If you put airline valves between the upper and lower containers, and a valve at the top of the upper container, you could add more liquid by closing the lower valves, opening the top valve and filling, then closing the top valve and opening the bottom valves again.


----------



## josh_simonson (Mar 2, 2006)

Status update: my original device has been working fine for over a year now in my planted tank. I've refilled the nutes twice when it got to be about half empty. I've been taking effortless growth for granted now, occasional pruning, CO2/nute refills or bulb replacement is all they need to keep things churning along. 

Considering the device cost a jar and $3 of tubing, I couldn't be happier with it.


----------



## Wasserpest (Jun 12, 2003)

So the trick here is to find a hole/slit/perforation size that is small enough to resist a little bit of air pressure, but large enough to allow liquid passing through without plugging up over time.

What would happen if instead of the perforation in the cover the container would just be left open?


----------



## dennis (Feb 9, 2004)

So I finally understand this.

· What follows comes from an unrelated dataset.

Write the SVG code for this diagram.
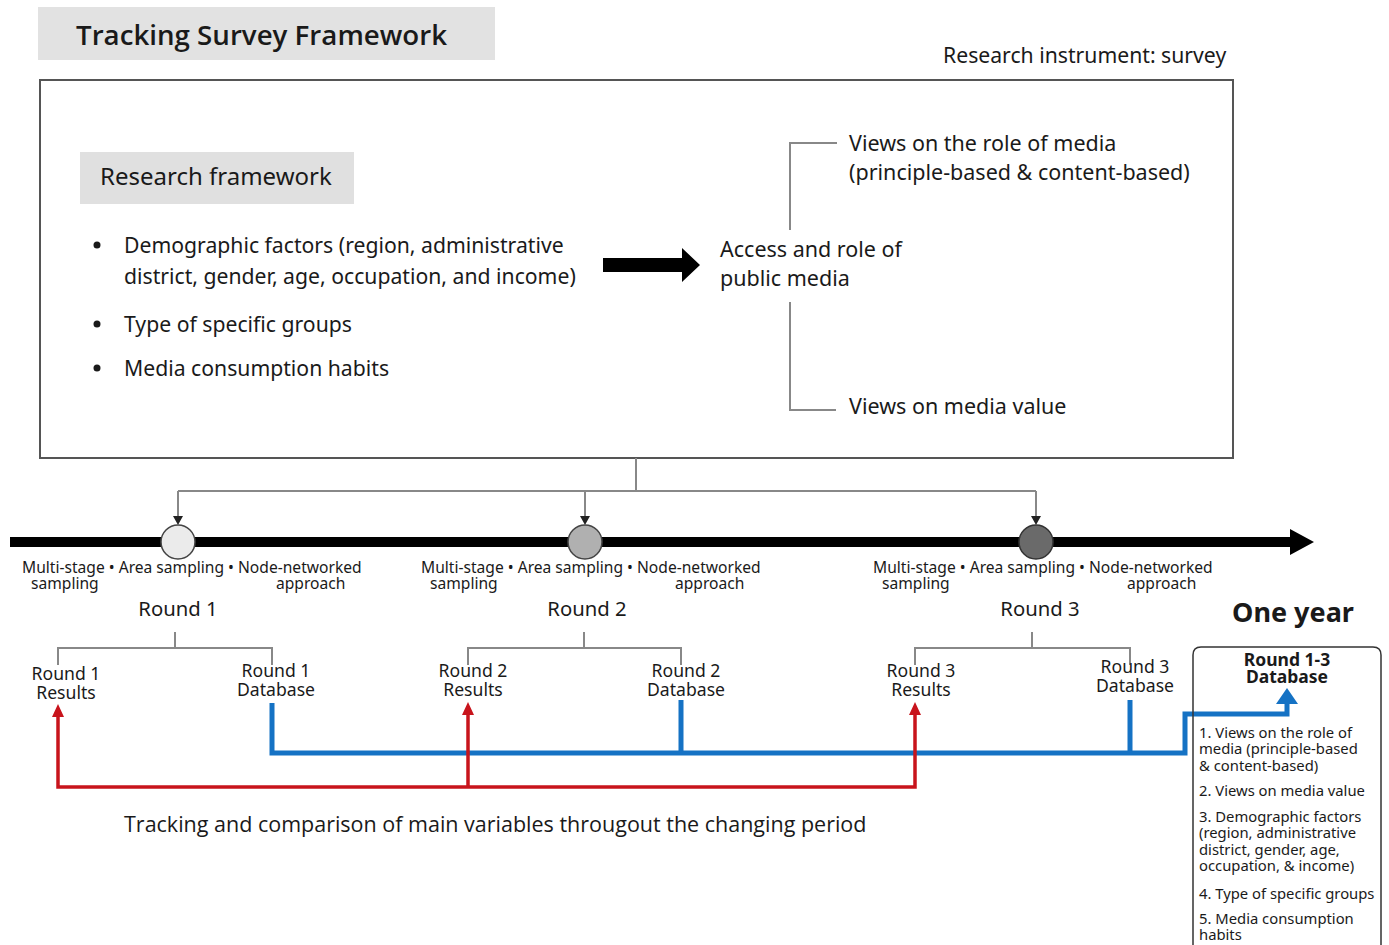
<svg xmlns="http://www.w3.org/2000/svg" width="1389" height="945" viewBox="0 0 1389 945">
<defs>
<style>
text{font-family:"Noto Sans","Liberation Sans",sans-serif;fill:#1a1a1a}
.b{font-size:21.2px}
.v{font-size:21.5px}
.s{font-size:15.6px}
.r{font-size:20.3px}
.l{font-size:17.6px}
.m{font-size:14.8px}
.c{text-anchor:middle}
.gl{fill:none;stroke:#888;stroke-width:2}
</style>
</defs>
<rect width="1389" height="945" fill="#fff"/>

<g id="title">
<rect x="38" y="7" width="457" height="53" fill="#e2e2e2"/>
<text x="76" y="45" style="font-family:'Open Sans','Noto Sans',sans-serif;font-size:27.7px;font-weight:600">Tracking Survey Framework</text>
</g>
<text x="943" y="63" class="b">Research instrument: survey</text>

<g id="framework">
<rect x="40" y="80" width="1193" height="378" fill="#fff" stroke="#555" stroke-width="2"/>
<rect x="80" y="152" width="274" height="52" fill="#e0e0e0"/>
<text x="100" y="185" style="font-size:24px">Research framework</text>
<circle cx="97" cy="245" r="3.5" fill="#1a1a1a"/>
<text x="124" y="253" class="b">Demographic factors (region, administrative</text>
<text x="124" y="284" class="b">district, gender, age, occupation, and income)</text>
<circle cx="97" cy="324" r="3.5" fill="#1a1a1a"/>
<text x="124" y="332" class="b">Type of specific groups</text>
<circle cx="97" cy="368" r="3.5" fill="#1a1a1a"/>
<text x="124" y="376" class="b">Media consumption habits</text>
<path d="M603,258 L682,258 L682,248 L700,265 L682,282 L682,272 L603,272 Z" fill="#000"/>
<text x="720" y="257" class="v">Access and role of</text>
<text x="720" y="286" class="v">public media</text>
<path class="gl" d="M837,143 L790,143 L790,230 M790,302 L790,410 L836,410"/>
<text x="849" y="151" class="v">Views on the role of media</text>
<text x="849" y="180" class="v">(principle-based &amp; content-based)</text>
<text x="849" y="414" class="v">Views on media value</text>
</g>

<g id="connectors">
<path class="gl" d="M636,458 L636,491 M178,491 L1036,491 M178,491 L178,518 M585,491 L585,518 M1036,491 L1036,518"/>
<path d="M173,516 L183,516 L178,525 Z M580,516 L590,516 L585,525 Z M1031,516 L1041,516 L1036,525 Z" fill="#222"/>
<path d="M10,537 L1290,537 L1290,529 L1314,542 L1290,555 L1290,547 L10,547 Z" fill="#000"/>
<path class="gl" d="M175,632 L175,648 M58,665 L58,648 L272,648 L272,665"/>
<path class="gl" d="M584,632 L584,648 M468,665 L468,648 L681,648 L681,665"/>
<path class="gl" d="M1032,632 L1032,648 M915,665 L915,648 L1130,648 L1130,665"/>
<path d="M272,703 L272,753 L1185,753 L1185,714 L1287,714 L1287,700 M681,700 L681,753 M1130,700 L1130,753" fill="none" stroke="#1572c4" stroke-width="5"/>
<path d="M1276,704 L1287,688 L1298,704 Z" fill="#1572c4"/>
<path d="M58,716 L58,787 L915,787 L915,714 M468,714 L468,787" fill="none" stroke="#c8141c" stroke-width="3.5"/>
<path d="M52,717 L58,704 L64,717 Z M462,715 L468,702 L474,715 Z M909,715 L915,702 L921,715 Z" fill="#c8141c"/>
</g>

<g id="round1">
<circle cx="178" cy="542" r="17" fill="#ebebeb" stroke="#444" stroke-width="1.5"/>
<text x="22" y="573" class="s">Multi-stage • Area sampling • Node-networked</text>
<text x="31" y="589" class="s">sampling</text>
<text x="276" y="589" class="s">approach</text>
<text x="178" y="616" class="r c">Round 1</text>
<text x="66" y="680" class="l c">Round 1</text>
<text x="66" y="699" class="l c">Results</text>
<text x="276" y="677" class="l c">Round 1</text>
<text x="276" y="696" class="l c">Database</text>
</g>

<g id="round2">
<circle cx="585" cy="542" r="17" fill="#b0b0b0" stroke="#444" stroke-width="1.5"/>
<text x="421" y="573" class="s">Multi-stage • Area sampling • Node-networked</text>
<text x="430" y="589" class="s">sampling</text>
<text x="675" y="589" class="s">approach</text>
<text x="587" y="616" class="r c">Round 2</text>
<text x="473" y="677" class="l c">Round 2</text>
<text x="473" y="696" class="l c">Results</text>
<text x="686" y="677" class="l c">Round 2</text>
<text x="686" y="696" class="l c">Database</text>
</g>

<g id="round3">
<circle cx="1036" cy="542" r="17" fill="#6a6a6a" stroke="#333" stroke-width="1.5"/>
<text x="873" y="573" class="s">Multi-stage • Area sampling • Node-networked</text>
<text x="882" y="589" class="s">sampling</text>
<text x="1127" y="589" class="s">approach</text>
<text x="1040" y="616" class="r c">Round 3</text>
<text x="921" y="677" class="l c">Round 3</text>
<text x="921" y="696" class="l c">Results</text>
<text x="1135" y="673" class="l c">Round 3</text>
<text x="1135" y="692" class="l c">Database</text>
</g>

<text x="1293" y="622" class="c" style="font-size:27px;font-weight:bold">One year</text>

<g id="database">
<path d="M1193,950 L1193,655 Q1193,647 1201,647 L1373,647 Q1381,647 1381,655 L1381,950" fill="none" stroke="#333" stroke-width="1.5"/>
<text x="1287" y="666" class="c" style="font-size:17.5px;font-weight:bold">Round 1-3</text>
<text x="1287" y="683" class="c" style="font-size:17.5px;font-weight:bold">Database</text>
<text x="1199" y="738" class="m">1. Views on the role of</text>
<text x="1199" y="754" class="m">media (principle-based</text>
<text x="1199" y="771" class="m">&amp; content-based)</text>
<text x="1199" y="796" class="m">2. Views on media value</text>
<text x="1199" y="822" class="m">3. Demographic factors</text>
<text x="1199" y="838" class="m">(region, administrative</text>
<text x="1199" y="855" class="m">district, gender, age,</text>
<text x="1199" y="871" class="m">occupation, &amp; income)</text>
<text x="1199" y="899" class="m">4. Type of specific groups</text>
<text x="1199" y="924" class="m">5. Media consumption</text>
<text x="1199" y="940" class="m">habits</text>
</g>

<text x="124" y="832" style="font-family:'Open Sans','Noto Sans',sans-serif;font-size:21.5px">Tracking and comparison of main variables througout the changing period</text>
</svg>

Like Naja I had to read it about 6 times but I finally tried it and, brilliant! I just tried a little demo with a water bottle and a 20" coil of regular airline tubing in the bottom. I think the coil tends to trap air in itself due the the fact that it is coiled. I am going to try a small container of the correct volume. A quick calculation shows that 1/2" PVC pipe is ~11.85ml per inch. I'll report back if it works.

Wow!


----------



## dennis (Feb 9, 2004)

Actually, I made a mistake on the math. There are ~4.47ml in 1" of 1/2" PVC.


----------



## dennis (Feb 9, 2004)

Update... Two things actually. First, I am having a little trouble getting this to work correctly. I have tried both the tube coil and the PVC volume regulator method I mentioned above. Both setups give me a good initial first dose but then I get an intermittent spray or a drop or two every 5-10 seconds. This adds about 5ml or so extra per minute that the pump runs. I have tried several things but none seem to fix, or even change, the problem. I started with a sewing needle hole in the lid and in a 90degree tubing elbow. I slowly expanded the hole in the lid to the size of a paperclip (heated). The bottle I am using is a very thick, 2000ml lab-type Nalgene bottle and the pump is an old, el cheapo "Profile" that was part of a 10 gallon set I pick up long ago.

Also, this happens with the lid on or off and regardless of breather hole size. Both the tubing coil and the PVC chamber do exactly the same thing. It would seem that a venturi forms and a little fluid is continually sucked in to the dosing tube or chamber. 

I suppose it would be fine to simple measure the amount dosed for the entire period that the pump runs or get a time that works in minutes. Having one that works in minutes though is a bit counter productive to a cheap setup since a timer is about $30, half the price of an APT peristaltic pump.

Any thoughts on how I can fix this issue?


----------



## Wasserpest (Jun 12, 2003)

I played around with this design too and changed it somewhat and still couldn't get it figured out reliably.

Initially, I added a very small slit to the tubing. Very small is somewhat subjective, and in the beginning it was so small that the solution didn't enter the tubing, and later, when it did, air would bubble out of it, turning the flourish into a foamy mess (I want to dose concentrated stuff).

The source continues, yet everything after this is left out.